How we interpret this ending depends profoundly on what meanings we have assigned to the blackbird over the course of the poem. The stanzas' various perspectives coalesce into this final interpretive choice: is the thirteenth stanza one of tranquility or despair—or somewhere in between? Most optimistically and pragmatically, we have faith that night is a benign part of nature and will always be followed by day. By this approach, the stanza is a peaceful scene that reinforces our unity with the blackbird and all of nature: we "Are one" with the bird as we accept the ending of the poem, satisfied with having completed the journey of perspectives. If we have learned one thing from the poem, it is hopefully that the blackbird can mean any number of things to different observers, and that we can choose to find beauty in it.

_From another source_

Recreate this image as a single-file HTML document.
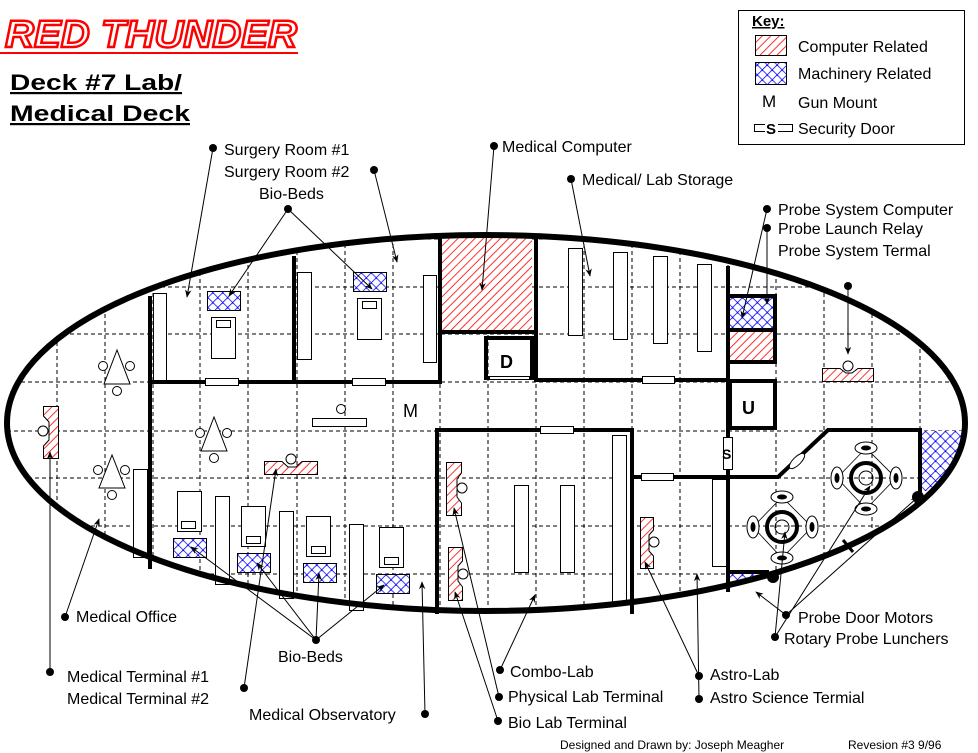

The more pessimistic, symbolic interpretation is of the blackbird as the omen of death. In this view, the inevitability of the snowfall and evening are the coming of our own sundown: at the end of life, the blackbird will watch passively as nature collects us into its cold ground. The black bird perched in the limbs might evoke vultures, or Satan in Paradise Lost perched on the Tree of Life in the guise of a cormorant, watching over the scene of the Fall of Man. Death is thus the unknown that has lurked under the surface of the poem, in the shadows that have frightened us momentarily. However, perhaps these two interpretations are not so irreconcilable: after all, death is always implicit in the natural unknown, and a serene unity with nature will always involve acceptance of eventual death. The poem has suggested repeatedly that our ability to rationalize the symbols of nature will always be limited, but that we are nevertheless capable of a near-infinite array of perspectives to interpret life in as many different ways.